• _WHAT THE TASK REQUIRES_
Among the records that follow, set down only the lines from the one containing "Clone this chart in matplotlib." to the one containing "from matplotlib.patches import", both included, exactly.

##########

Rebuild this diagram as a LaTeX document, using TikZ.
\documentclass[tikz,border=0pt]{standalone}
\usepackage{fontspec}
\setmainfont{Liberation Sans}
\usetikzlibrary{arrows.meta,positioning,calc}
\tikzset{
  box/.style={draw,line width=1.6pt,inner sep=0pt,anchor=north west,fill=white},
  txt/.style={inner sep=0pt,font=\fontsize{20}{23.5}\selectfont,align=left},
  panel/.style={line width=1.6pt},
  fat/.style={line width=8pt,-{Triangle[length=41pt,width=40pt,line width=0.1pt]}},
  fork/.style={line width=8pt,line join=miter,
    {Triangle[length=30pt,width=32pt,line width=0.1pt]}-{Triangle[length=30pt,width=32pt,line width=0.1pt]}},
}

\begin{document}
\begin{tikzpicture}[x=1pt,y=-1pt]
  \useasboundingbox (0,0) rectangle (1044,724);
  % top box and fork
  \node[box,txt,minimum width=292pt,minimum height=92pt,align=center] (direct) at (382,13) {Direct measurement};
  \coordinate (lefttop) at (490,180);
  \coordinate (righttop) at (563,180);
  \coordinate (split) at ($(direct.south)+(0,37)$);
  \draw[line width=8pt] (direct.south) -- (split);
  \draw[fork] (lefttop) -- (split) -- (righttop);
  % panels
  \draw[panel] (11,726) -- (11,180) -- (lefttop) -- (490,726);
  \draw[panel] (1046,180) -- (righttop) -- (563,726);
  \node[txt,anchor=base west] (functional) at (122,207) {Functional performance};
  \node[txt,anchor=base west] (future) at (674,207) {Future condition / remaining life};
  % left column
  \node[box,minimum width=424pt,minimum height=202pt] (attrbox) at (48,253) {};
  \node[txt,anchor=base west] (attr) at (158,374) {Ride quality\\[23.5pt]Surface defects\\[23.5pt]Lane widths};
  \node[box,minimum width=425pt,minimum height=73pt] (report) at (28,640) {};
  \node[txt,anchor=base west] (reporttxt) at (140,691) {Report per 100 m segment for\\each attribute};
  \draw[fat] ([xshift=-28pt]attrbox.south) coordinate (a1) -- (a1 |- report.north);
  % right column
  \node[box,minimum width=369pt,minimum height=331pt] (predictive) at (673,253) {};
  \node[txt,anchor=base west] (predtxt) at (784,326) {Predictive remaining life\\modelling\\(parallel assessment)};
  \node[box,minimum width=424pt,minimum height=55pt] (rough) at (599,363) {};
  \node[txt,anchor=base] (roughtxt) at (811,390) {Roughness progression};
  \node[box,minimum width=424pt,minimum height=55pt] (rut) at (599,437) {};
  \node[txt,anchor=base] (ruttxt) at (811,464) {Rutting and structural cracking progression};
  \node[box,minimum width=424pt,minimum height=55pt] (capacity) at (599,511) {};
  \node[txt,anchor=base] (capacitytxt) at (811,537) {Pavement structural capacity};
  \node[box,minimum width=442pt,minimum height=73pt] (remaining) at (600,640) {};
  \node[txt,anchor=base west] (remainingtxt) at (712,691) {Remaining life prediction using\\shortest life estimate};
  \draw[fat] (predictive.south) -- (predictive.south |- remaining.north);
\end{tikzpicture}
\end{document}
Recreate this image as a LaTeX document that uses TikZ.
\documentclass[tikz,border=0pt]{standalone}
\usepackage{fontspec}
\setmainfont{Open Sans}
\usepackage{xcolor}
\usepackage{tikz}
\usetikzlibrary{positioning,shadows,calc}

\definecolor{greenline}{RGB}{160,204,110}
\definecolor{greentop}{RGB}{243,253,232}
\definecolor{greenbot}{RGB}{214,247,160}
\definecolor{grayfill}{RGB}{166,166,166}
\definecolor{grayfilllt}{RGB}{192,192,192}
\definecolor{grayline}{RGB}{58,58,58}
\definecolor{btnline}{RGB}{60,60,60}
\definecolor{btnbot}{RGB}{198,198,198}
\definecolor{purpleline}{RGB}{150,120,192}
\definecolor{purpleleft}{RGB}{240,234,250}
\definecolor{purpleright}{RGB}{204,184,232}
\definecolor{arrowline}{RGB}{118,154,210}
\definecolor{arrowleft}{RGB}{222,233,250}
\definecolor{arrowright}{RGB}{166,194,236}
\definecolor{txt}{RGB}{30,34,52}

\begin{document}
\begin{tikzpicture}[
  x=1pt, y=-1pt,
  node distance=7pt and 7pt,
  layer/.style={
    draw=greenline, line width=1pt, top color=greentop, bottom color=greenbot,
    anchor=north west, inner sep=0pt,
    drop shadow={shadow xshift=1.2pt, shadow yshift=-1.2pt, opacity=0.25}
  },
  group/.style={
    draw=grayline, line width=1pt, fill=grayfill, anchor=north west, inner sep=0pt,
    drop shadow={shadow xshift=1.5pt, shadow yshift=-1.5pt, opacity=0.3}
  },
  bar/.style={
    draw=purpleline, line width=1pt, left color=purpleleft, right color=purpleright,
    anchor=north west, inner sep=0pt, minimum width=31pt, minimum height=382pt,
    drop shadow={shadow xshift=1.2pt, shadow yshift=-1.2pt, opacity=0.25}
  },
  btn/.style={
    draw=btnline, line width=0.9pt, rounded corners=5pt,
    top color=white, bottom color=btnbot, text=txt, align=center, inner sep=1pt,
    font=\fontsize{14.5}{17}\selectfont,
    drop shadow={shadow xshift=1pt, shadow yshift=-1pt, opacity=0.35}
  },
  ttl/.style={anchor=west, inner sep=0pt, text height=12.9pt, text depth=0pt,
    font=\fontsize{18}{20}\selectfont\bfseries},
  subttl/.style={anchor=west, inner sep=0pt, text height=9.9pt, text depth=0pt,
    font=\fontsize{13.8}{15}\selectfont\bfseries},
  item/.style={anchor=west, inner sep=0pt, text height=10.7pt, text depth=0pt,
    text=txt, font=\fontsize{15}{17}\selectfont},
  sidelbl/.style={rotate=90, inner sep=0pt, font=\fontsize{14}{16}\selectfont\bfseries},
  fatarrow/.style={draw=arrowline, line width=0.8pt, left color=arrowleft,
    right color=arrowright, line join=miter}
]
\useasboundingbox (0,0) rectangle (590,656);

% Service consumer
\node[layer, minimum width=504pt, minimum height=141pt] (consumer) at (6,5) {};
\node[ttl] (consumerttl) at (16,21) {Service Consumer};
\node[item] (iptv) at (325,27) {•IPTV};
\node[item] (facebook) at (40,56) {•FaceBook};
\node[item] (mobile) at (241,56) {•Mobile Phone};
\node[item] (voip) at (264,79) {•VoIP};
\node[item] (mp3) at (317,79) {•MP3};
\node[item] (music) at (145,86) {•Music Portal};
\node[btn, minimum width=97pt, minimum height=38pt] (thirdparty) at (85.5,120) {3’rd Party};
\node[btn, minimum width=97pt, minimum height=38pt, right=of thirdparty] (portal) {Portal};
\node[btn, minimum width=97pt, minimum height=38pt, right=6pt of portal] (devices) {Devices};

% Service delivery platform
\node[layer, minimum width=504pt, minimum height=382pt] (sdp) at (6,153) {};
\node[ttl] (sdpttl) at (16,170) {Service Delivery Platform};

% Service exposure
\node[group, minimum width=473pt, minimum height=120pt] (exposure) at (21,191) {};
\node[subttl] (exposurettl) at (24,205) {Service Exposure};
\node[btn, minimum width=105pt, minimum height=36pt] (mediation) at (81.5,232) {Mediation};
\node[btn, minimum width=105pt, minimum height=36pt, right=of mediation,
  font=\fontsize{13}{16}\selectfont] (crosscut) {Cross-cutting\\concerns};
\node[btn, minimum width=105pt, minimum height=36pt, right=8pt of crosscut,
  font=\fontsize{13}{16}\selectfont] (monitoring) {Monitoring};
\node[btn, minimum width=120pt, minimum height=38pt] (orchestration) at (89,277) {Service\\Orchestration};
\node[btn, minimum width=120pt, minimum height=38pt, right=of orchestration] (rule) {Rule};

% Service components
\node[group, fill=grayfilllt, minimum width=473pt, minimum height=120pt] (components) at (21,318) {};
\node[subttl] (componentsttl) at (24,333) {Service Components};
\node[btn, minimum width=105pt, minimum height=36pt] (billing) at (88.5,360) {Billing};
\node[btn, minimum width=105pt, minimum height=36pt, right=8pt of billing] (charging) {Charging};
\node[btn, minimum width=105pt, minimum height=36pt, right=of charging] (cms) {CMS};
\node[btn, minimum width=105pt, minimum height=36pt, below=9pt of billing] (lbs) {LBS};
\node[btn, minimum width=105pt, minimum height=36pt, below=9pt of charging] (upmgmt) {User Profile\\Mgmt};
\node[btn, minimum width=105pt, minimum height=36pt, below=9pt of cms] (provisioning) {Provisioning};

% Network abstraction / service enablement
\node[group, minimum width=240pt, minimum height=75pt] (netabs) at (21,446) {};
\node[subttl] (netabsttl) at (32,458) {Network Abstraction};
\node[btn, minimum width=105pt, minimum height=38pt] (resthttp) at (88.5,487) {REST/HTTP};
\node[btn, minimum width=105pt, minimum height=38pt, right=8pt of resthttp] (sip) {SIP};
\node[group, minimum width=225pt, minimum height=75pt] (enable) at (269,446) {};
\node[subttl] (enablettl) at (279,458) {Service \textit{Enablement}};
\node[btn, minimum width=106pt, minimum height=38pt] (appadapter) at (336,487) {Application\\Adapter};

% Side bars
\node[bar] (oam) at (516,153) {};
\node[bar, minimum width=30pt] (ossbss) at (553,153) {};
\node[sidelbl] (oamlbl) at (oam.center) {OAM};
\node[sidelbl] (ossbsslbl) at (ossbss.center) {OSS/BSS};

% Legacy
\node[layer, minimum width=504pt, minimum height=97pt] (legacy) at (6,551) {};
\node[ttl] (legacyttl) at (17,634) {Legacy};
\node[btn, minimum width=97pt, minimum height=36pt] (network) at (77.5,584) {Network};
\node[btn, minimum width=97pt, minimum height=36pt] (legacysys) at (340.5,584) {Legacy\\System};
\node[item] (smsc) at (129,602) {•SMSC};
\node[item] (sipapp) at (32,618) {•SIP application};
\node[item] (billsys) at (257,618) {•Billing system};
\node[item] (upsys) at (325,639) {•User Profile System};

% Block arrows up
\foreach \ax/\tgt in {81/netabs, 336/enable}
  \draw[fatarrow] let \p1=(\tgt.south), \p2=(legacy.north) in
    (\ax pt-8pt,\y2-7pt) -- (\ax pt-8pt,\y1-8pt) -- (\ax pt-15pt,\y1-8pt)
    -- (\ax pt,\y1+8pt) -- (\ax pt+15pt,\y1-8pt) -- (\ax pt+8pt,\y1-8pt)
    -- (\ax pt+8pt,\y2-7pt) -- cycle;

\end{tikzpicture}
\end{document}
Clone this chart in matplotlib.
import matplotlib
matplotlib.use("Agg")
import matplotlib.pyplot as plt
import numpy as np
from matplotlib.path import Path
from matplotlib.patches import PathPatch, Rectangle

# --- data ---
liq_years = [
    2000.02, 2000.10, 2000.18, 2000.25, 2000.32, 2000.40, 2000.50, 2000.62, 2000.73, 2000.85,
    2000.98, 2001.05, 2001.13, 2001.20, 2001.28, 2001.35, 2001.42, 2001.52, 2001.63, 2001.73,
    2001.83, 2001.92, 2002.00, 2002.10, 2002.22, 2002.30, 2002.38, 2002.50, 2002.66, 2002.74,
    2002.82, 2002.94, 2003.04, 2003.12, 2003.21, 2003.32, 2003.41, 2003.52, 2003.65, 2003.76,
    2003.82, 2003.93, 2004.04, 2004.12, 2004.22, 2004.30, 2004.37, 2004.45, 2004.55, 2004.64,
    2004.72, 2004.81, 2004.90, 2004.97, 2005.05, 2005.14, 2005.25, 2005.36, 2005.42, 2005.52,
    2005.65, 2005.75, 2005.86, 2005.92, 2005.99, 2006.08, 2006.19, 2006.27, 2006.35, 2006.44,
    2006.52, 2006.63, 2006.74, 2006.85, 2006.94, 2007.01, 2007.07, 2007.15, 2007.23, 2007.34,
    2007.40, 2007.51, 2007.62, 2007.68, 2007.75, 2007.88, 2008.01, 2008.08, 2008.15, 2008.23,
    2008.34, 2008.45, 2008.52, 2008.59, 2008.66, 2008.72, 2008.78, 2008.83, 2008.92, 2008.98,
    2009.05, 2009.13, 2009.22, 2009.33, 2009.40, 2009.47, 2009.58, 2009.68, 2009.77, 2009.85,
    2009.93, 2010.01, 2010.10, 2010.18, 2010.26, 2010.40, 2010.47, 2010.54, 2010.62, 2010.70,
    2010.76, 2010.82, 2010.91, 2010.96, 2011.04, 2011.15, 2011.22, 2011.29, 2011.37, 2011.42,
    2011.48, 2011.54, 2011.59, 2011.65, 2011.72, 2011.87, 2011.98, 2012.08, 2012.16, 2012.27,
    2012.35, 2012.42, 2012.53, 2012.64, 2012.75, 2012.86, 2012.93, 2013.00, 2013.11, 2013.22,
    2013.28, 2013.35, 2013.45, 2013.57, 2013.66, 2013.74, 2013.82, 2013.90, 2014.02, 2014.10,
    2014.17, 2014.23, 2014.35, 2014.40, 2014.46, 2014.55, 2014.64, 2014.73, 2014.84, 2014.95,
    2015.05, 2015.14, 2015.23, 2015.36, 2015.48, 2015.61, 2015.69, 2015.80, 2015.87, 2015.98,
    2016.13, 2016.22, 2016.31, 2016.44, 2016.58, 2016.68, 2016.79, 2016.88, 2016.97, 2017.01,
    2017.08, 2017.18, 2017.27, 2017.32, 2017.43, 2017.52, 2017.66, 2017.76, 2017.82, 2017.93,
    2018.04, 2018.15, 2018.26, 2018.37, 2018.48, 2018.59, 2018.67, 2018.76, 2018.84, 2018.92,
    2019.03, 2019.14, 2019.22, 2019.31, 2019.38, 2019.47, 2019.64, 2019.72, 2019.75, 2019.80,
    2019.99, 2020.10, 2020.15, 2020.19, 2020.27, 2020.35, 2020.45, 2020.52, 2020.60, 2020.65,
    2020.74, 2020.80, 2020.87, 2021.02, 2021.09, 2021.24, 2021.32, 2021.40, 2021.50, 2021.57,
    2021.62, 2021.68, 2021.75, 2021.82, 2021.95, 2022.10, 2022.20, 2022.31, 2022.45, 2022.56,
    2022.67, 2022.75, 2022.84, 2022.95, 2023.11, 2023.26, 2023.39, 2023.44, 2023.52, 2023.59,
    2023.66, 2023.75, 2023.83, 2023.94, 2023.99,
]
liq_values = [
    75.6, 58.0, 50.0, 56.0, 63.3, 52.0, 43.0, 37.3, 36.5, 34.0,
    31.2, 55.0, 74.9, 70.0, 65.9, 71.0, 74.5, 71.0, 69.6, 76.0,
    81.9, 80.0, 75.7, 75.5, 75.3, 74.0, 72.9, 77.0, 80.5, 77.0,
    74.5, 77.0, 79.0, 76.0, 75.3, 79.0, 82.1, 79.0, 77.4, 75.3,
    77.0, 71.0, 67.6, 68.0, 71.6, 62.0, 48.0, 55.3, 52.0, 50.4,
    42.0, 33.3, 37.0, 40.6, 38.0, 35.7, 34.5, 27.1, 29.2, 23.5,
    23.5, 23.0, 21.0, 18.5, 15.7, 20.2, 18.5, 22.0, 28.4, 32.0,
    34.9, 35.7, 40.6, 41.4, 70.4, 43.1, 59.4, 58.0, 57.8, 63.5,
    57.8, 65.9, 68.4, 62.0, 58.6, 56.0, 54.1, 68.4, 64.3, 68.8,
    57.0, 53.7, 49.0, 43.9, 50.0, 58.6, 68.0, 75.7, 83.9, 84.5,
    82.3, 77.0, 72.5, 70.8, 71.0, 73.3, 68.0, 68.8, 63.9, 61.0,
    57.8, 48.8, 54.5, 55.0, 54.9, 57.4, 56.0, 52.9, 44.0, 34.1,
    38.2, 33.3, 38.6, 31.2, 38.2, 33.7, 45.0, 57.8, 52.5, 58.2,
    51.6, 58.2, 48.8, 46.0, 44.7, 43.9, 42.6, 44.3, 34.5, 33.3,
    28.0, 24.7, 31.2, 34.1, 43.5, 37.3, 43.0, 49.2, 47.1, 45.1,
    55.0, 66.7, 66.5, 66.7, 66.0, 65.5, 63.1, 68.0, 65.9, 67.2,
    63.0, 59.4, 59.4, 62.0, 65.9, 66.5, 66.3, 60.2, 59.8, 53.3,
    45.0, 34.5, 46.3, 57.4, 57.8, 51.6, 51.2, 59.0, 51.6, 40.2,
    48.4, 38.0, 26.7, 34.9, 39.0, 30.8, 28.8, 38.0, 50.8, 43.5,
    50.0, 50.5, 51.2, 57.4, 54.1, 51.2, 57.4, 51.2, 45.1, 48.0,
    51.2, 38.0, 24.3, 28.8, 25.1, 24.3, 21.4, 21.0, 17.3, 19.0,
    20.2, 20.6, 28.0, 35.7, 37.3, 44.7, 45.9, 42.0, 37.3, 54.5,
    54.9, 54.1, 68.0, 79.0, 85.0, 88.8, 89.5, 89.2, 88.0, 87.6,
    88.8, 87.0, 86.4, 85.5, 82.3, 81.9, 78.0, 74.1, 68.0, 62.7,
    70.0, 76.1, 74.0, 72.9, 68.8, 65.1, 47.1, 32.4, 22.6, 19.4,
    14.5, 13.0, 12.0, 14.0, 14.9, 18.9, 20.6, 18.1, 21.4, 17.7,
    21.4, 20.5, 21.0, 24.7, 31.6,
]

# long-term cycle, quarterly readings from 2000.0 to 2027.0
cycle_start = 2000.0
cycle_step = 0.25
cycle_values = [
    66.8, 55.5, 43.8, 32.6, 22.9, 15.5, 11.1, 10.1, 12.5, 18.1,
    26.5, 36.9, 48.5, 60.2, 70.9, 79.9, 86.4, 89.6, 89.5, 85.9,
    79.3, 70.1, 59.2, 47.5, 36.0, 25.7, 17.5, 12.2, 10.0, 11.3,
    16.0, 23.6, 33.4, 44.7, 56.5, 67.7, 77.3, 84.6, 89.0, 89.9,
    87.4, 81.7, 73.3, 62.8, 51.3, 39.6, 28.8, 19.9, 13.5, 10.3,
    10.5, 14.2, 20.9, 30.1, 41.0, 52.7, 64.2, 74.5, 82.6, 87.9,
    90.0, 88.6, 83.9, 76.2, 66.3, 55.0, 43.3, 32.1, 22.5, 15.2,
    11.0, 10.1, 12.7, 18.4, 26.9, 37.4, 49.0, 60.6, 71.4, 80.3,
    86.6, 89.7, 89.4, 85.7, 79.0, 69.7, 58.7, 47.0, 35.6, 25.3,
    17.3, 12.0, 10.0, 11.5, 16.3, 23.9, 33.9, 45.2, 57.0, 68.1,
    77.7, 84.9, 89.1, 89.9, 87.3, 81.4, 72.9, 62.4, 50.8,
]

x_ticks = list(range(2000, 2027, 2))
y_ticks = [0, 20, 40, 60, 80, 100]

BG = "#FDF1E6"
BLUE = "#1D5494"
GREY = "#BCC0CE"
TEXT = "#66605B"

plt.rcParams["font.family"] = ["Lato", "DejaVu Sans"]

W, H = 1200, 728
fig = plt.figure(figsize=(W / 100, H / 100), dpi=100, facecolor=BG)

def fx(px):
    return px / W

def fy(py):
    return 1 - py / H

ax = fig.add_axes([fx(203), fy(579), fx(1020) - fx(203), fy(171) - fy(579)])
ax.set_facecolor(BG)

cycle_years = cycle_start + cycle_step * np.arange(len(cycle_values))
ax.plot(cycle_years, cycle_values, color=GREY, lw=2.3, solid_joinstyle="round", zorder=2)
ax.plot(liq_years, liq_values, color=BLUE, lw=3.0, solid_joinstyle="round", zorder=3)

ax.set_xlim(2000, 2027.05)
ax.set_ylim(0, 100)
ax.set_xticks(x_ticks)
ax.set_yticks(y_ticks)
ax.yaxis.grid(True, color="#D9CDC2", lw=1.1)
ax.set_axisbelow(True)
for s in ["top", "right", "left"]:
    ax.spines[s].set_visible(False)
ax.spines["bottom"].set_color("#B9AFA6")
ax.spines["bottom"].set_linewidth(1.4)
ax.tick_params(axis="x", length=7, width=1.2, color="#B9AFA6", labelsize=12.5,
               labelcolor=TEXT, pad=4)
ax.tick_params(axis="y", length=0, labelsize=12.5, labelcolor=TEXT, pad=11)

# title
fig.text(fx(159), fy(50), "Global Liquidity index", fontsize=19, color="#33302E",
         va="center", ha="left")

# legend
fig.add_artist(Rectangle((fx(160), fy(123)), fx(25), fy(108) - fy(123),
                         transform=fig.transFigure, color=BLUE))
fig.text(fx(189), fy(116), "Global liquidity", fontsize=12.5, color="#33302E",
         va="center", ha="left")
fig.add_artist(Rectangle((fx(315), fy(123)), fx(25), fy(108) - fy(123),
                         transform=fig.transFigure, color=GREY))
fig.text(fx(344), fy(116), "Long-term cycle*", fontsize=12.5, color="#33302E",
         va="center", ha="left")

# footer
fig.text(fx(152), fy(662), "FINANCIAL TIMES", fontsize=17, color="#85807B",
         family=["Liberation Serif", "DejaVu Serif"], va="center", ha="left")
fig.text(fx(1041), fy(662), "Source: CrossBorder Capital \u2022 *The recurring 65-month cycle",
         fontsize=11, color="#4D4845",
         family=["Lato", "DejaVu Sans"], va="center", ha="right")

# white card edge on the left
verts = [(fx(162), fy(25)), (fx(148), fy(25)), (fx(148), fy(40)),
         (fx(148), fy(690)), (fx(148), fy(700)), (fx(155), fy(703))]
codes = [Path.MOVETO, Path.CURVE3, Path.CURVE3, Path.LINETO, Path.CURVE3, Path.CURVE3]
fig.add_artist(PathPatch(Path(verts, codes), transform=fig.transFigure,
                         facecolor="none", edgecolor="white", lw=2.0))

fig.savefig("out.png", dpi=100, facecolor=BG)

##########

• _EXERCISE RESULT_
Clone this chart in matplotlib.
import matplotlib
matplotlib.use("Agg")
import matplotlib.pyplot as plt
import numpy as np
from matplotlib.path import Path
from matplotlib.patches import PathPatch, Rectangle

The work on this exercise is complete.